* STATED GOAL: Reproduce the records that follow in full, excluding any picture they contain.
— start —
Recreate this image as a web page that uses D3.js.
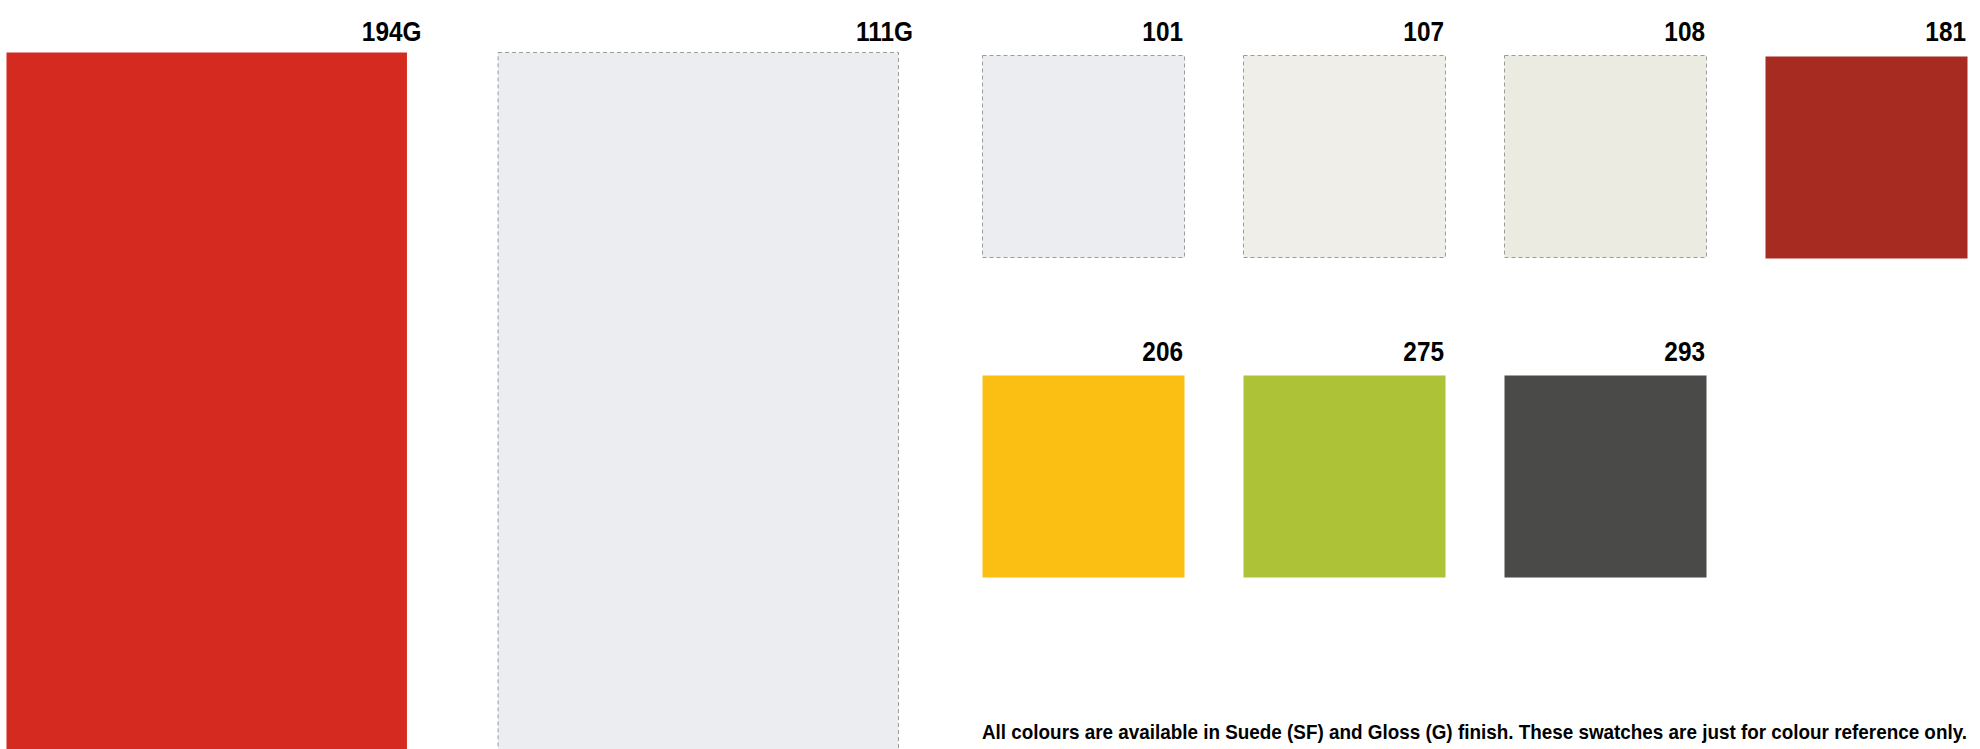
<!DOCTYPE html>
<html>
<head>
<meta charset="utf-8">
<script src="https://cdn.jsdelivr.net/npm/d3@7"></script>
<style>
  html, body { margin: 0; padding: 0; background: #fff; overflow: hidden; }
  svg { display: block; }
  text { font-family: "Liberation Sans", Arial, sans-serif; font-weight: bold; fill: #000; }
</style>
</head>
<body>
<script>
// Large swatches (columns on the left)
const bigCodes = ["194G", "111G"];
const bigColors = ["#d52a20", "#ecedf1"];
const bigOutlined = [false, true];

// Small swatch grid
const gridCodes = ["101", "107", "108", "181", "206", "275", "293"];
const gridColors = ["#ecedf1", "#efeee9", "#ecebe1", "#a82b21", "#fbbe13", "#adc236", "#4a4a48"];
const gridOutlined = [true, true, true, false, false, false, false];
const gridCol = [0, 1, 2, 3, 0, 1, 2];
const gridRow = [0, 0, 0, 0, 1, 1, 1];

const noteText = "All colours are available in Suede (SF) and Gloss (G) finish. These swatches are just for colour reference only.";

const W = 1980, H = 749;
const svg = d3.select("body").append("svg").attr("width", W).attr("height", H);

// scales
const xBig = d3.scaleBand().domain(d3.range(bigCodes.length)).range([6, 899]).paddingInner(90 / 491);
const xGrid = d3.scaleBand().domain([0, 1, 2, 3]).range([982, 1968]).paddingInner(58 / 261);
const yGrid = d3.scaleBand().domain([0, 1]).range([55, 578]).paddingInner(117 / 320);

const bigTop = 52;
const condense = 0.87;
const dashColor = "#9c9c9c";
const dash = "4,3";

// big swatches
const big = svg.append("g").selectAll("g").data(bigCodes).join("g");
big.append("rect")
  .attr("x", (d, i) => xBig(i) + 0.5)
  .attr("y", bigTop + 0.5)
  .attr("width", xBig.bandwidth() - 1)
  .attr("height", H + 20)
  .attr("fill", (d, i) => bigColors[i])
  .attr("stroke", (d, i) => bigOutlined[i] ? dashColor : "none")
  .attr("stroke-width", 1)
  .attr("stroke-dasharray", dash);
big.append("text")
  .attr("transform", (d, i) => `translate(${xBig(i) + xBig.bandwidth() + 14},${bigTop - 11}) scale(${condense},1)`)
  .attr("text-anchor", "end")
  .attr("font-size", 28)
  .text(d => d);

// grid swatches
const grid = svg.append("g").selectAll("g").data(gridCodes).join("g");
grid.append("rect")
  .attr("x", (d, i) => xGrid(gridCol[i]) + 0.5)
  .attr("y", (d, i) => yGrid(gridRow[i]) + 0.5 + (gridOutlined[i] ? 0 : (gridRow[i] === 0 ? 1 : 0)))
  .attr("width", xGrid.bandwidth() - 1)
  .attr("height", yGrid.bandwidth() - 1)
  .attr("fill", (d, i) => gridColors[i])
  .attr("stroke", (d, i) => gridOutlined[i] ? dashColor : "none")
  .attr("stroke-width", 1)
  .attr("stroke-dasharray", dash);
grid.append("text")
  .attr("transform", (d, i) => `translate(${xGrid(gridCol[i]) + xGrid.bandwidth() - 2},${yGrid(gridRow[i]) - 14}) scale(${condense},1)`)
  .attr("text-anchor", "end")
  .attr("font-size", 28)
  .text(d => d);

// note
svg.append("text")
  .attr("x", 982)
  .attr("y", 739)
  .attr("font-size", 21)
  .attr("textLength", 985)
  .attr("lengthAdjust", "spacingAndGlyphs")
  .text(noteText);
</script>
</body>
</html>
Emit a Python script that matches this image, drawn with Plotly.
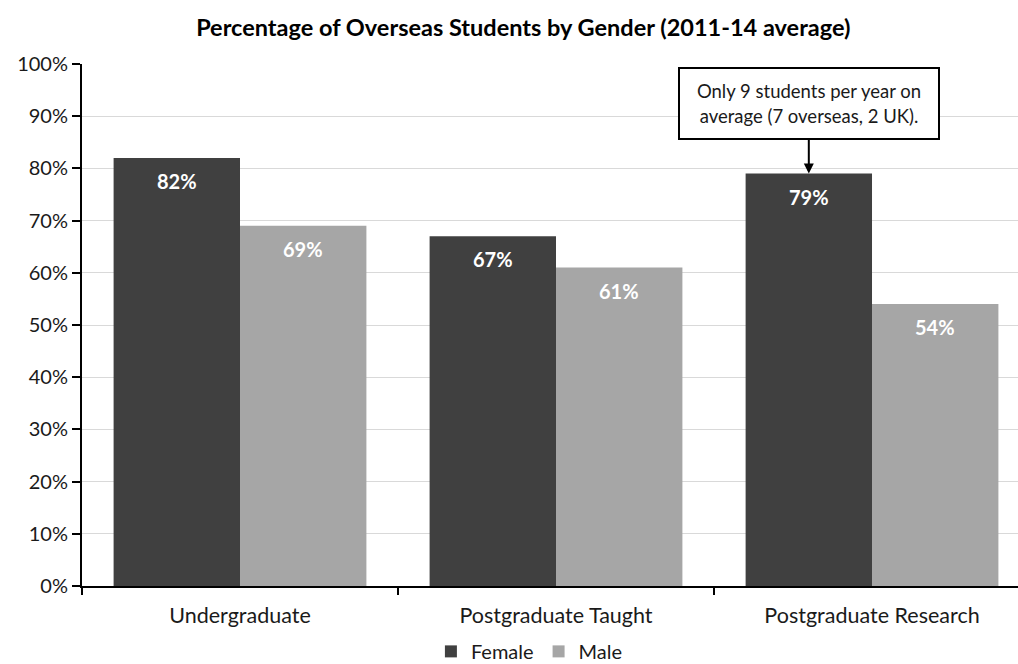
import plotly.graph_objects as go

categories = ["Undergraduate", "Postgraduate Taught", "Postgraduate Research"]
female = [82, 67, 79]
male = [69, 61, 54]
y_ticks = list(range(0, 101, 10))
y_tick_labels = [f"{t}%" for t in y_ticks]

FEMALE_COLOR = "#404040"
MALE_COLOR = "#a6a6a6"
FONT = "Lato"
TEXT_COLOR = "#1a1a1a"

fig = go.Figure()
fig.add_trace(go.Bar(name="Female", x=categories, y=female,
                     marker=dict(color=FEMALE_COLOR, line=dict(width=0))))
fig.add_trace(go.Bar(name="Male", x=categories, y=male,
                     marker=dict(color=MALE_COLOR, line=dict(width=0))))

# value labels just inside the top of each bar
for i in range(len(categories)):
    for offset, vals in ((-0.2, female), (0.2, male)):
        fig.add_annotation(x=i + offset, y=vals[i], text=f"<b>{vals[i]}%</b>",
                           showarrow=False, yanchor="top", yshift=-9,
                           font=dict(family=FONT, size=20, color="white"))

# callout for the research female bar
fig.add_annotation(x=2 - 0.2, y=female[2],
                   text="Only 9 students per year on<br>average (7 overseas, 2 UK).",
                   showarrow=True, arrowhead=2, arrowsize=1, arrowwidth=2,
                   arrowcolor="black", ax=0, ay=-70,
                   bordercolor="black", borderwidth=2, borderpad=4,
                   bgcolor="white", width=250, height=61,
                   font=dict(family=FONT, size=18.5, color=TEXT_COLOR))

fig.update_layout(
    width=1018, height=664,
    margin=dict(l=82, r=0, t=64, b=78, autoexpand=False),
    paper_bgcolor="white", plot_bgcolor="white",
    barmode="group", bargap=0.2, bargroupgap=0,
    font=dict(family=FONT, size=19, color=TEXT_COLOR),
    title=dict(text="<b>Percentage of Overseas Students by Gender (2011-14 average)</b>",
               x=0.514, xanchor="center", xref="container",
               y=0.958, yanchor="middle", yref="container",
               font=dict(family=FONT, size=23.5, color="black")),
    legend=dict(orientation="h", x=0.478, xanchor="center",
                y=0.019, yanchor="middle", yref="container",
                font=dict(family=FONT, size=20, color=TEXT_COLOR),
                itemwidth=30, traceorder="normal"),
    showlegend=True,
)
fig.update_xaxes(type="category", range=[-0.5, 2.462], tickson="boundaries",
                 ticks="outside", ticklen=7, tickwidth=2, tickcolor="black",
                 showline=True, linecolor="black", linewidth=2,
                 showgrid=False, ticklabelstandoff=9,
                 tickfont=dict(family=FONT, size=21.5, color=TEXT_COLOR))
fig.update_yaxes(range=[0, 100], tickvals=y_ticks, ticktext=y_tick_labels,
                 ticks="outside", ticklen=8, tickwidth=2, tickcolor="black",
                 showline=True, linecolor="black", linewidth=2,
                 showgrid=True, gridcolor="#d9d9d9", gridwidth=1, zeroline=False,
                 tickfont=dict(family=FONT, size=20, color=TEXT_COLOR))

fig.write_html("out.html")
— end —
* EXERCISE RESPONSE:
Recreate this image as a web page that uses D3.js.
<!DOCTYPE html>
<html>
<head>
<meta charset="utf-8">
<script src="https://cdn.jsdelivr.net/npm/d3@7"></script>
<style>
  html, body { margin: 0; padding: 0; background: #fff; overflow: hidden; }
  svg { display: block; }
  text { font-family: "Liberation Sans", Arial, sans-serif; font-weight: bold; fill: #000; }
</style>
</head>
<body>
<script>
// Large swatches (columns on the left)
const bigCodes = ["194G", "111G"];
const bigColors = ["#d52a20", "#ecedf1"];
const bigOutlined = [false, true];

// Small swatch grid
const gridCodes = ["101", "107", "108", "181", "206", "275", "293"];
const gridColors = ["#ecedf1", "#efeee9", "#ecebe1", "#a82b21", "#fbbe13", "#adc236", "#4a4a48"];
const gridOutlined = [true, true, true, false, false, false, false];
const gridCol = [0, 1, 2, 3, 0, 1, 2];
const gridRow = [0, 0, 0, 0, 1, 1, 1];

const noteText = "All colours are available in Suede (SF) and Gloss (G) finish. These swatches are just for colour reference only.";

const W = 1980, H = 749;
const svg = d3.select("body").append("svg").attr("width", W).attr("height", H);

// scales
const xBig = d3.scaleBand().domain(d3.range(bigCodes.length)).range([6, 899]).paddingInner(90 / 491);
const xGrid = d3.scaleBand().domain([0, 1, 2, 3]).range([982, 1968]).paddingInner(58 / 261);
const yGrid = d3.scaleBand().domain([0, 1]).range([55, 578]).paddingInner(117 / 320);

const bigTop = 52;
const condense = 0.87;
const dashColor = "#9c9c9c";
const dash = "4,3";

// big swatches
const big = svg.append("g").selectAll("g").data(bigCodes).join("g");
big.append("rect")
  .attr("x", (d, i) => xBig(i) + 0.5)
  .attr("y", bigTop + 0.5)
  .attr("width", xBig.bandwidth() - 1)
  .attr("height", H + 20)
  .attr("fill", (d, i) => bigColors[i])
  .attr("stroke", (d, i) => bigOutlined[i] ? dashColor : "none")
  .attr("stroke-width", 1)
  .attr("stroke-dasharray", dash);
big.append("text")
  .attr("transform", (d, i) => `translate(${xBig(i) + xBig.bandwidth() + 14},${bigTop - 11}) scale(${condense},1)`)
  .attr("text-anchor", "end")
  .attr("font-size", 28)
  .text(d => d);

// grid swatches
const grid = svg.append("g").selectAll("g").data(gridCodes).join("g");
grid.append("rect")
  .attr("x", (d, i) => xGrid(gridCol[i]) + 0.5)
  .attr("y", (d, i) => yGrid(gridRow[i]) + 0.5 + (gridOutlined[i] ? 0 : (gridRow[i] === 0 ? 1 : 0)))
  .attr("width", xGrid.bandwidth() - 1)
  .attr("height", yGrid.bandwidth() - 1)
  .attr("fill", (d, i) => gridColors[i])
  .attr("stroke", (d, i) => gridOutlined[i] ? dashColor : "none")
  .attr("stroke-width", 1)
  .attr("stroke-dasharray", dash);
grid.append("text")
  .attr("transform", (d, i) => `translate(${xGrid(gridCol[i]) + xGrid.bandwidth() - 2},${yGrid(gridRow[i]) - 14}) scale(${condense},1)`)
  .attr("text-anchor", "end")
  .attr("font-size", 28)
  .text(d => d);

// note
svg.append("text")
  .attr("x", 982)
  .attr("y", 739)
  .attr("font-size", 21)
  .attr("textLength", 985)
  .attr("lengthAdjust", "spacingAndGlyphs")
  .text(noteText);
</script>
</body>
</html>
Emit a Python script that matches this image, drawn with Plotly.
import plotly.graph_objects as go

categories = ["Undergraduate", "Postgraduate Taught", "Postgraduate Research"]
female = [82, 67, 79]
male = [69, 61, 54]
y_ticks = list(range(0, 101, 10))
y_tick_labels = [f"{t}%" for t in y_ticks]

FEMALE_COLOR = "#404040"
MALE_COLOR = "#a6a6a6"
FONT = "Lato"
TEXT_COLOR = "#1a1a1a"

fig = go.Figure()
fig.add_trace(go.Bar(name="Female", x=categories, y=female,
                     marker=dict(color=FEMALE_COLOR, line=dict(width=0))))
fig.add_trace(go.Bar(name="Male", x=categories, y=male,
                     marker=dict(color=MALE_COLOR, line=dict(width=0))))

# value labels just inside the top of each bar
for i in range(len(categories)):
    for offset, vals in ((-0.2, female), (0.2, male)):
        fig.add_annotation(x=i + offset, y=vals[i], text=f"<b>{vals[i]}%</b>",
                           showarrow=False, yanchor="top", yshift=-9,
                           font=dict(family=FONT, size=20, color="white"))

# callout for the research female bar
fig.add_annotation(x=2 - 0.2, y=female[2],
                   text="Only 9 students per year on<br>average (7 overseas, 2 UK).",
                   showarrow=True, arrowhead=2, arrowsize=1, arrowwidth=2,
                   arrowcolor="black", ax=0, ay=-70,
                   bordercolor="black", borderwidth=2, borderpad=4,
                   bgcolor="white", width=250, height=61,
                   font=dict(family=FONT, size=18.5, color=TEXT_COLOR))

fig.update_layout(
    width=1018, height=664,
    margin=dict(l=82, r=0, t=64, b=78, autoexpand=False),
    paper_bgcolor="white", plot_bgcolor="white",
    barmode="group", bargap=0.2, bargroupgap=0,
    font=dict(family=FONT, size=19, color=TEXT_COLOR),
    title=dict(text="<b>Percentage of Overseas Students by Gender (2011-14 average)</b>",
               x=0.514, xanchor="center", xref="container",
               y=0.958, yanchor="middle", yref="container",
               font=dict(family=FONT, size=23.5, color="black")),
    legend=dict(orientation="h", x=0.478, xanchor="center",
                y=0.019, yanchor="middle", yref="container",
                font=dict(family=FONT, size=20, color=TEXT_COLOR),
                itemwidth=30, traceorder="normal"),
    showlegend=True,
)
fig.update_xaxes(type="category", range=[-0.5, 2.462], tickson="boundaries",
                 ticks="outside", ticklen=7, tickwidth=2, tickcolor="black",
                 showline=True, linecolor="black", linewidth=2,
                 showgrid=False, ticklabelstandoff=9,
                 tickfont=dict(family=FONT, size=21.5, color=TEXT_COLOR))
fig.update_yaxes(range=[0, 100], tickvals=y_ticks, ticktext=y_tick_labels,
                 ticks="outside", ticklen=8, tickwidth=2, tickcolor="black",
                 showline=True, linecolor="black", linewidth=2,
                 showgrid=True, gridcolor="#d9d9d9", gridwidth=1, zeroline=False,
                 tickfont=dict(family=FONT, size=20, color=TEXT_COLOR))

fig.write_html("out.html")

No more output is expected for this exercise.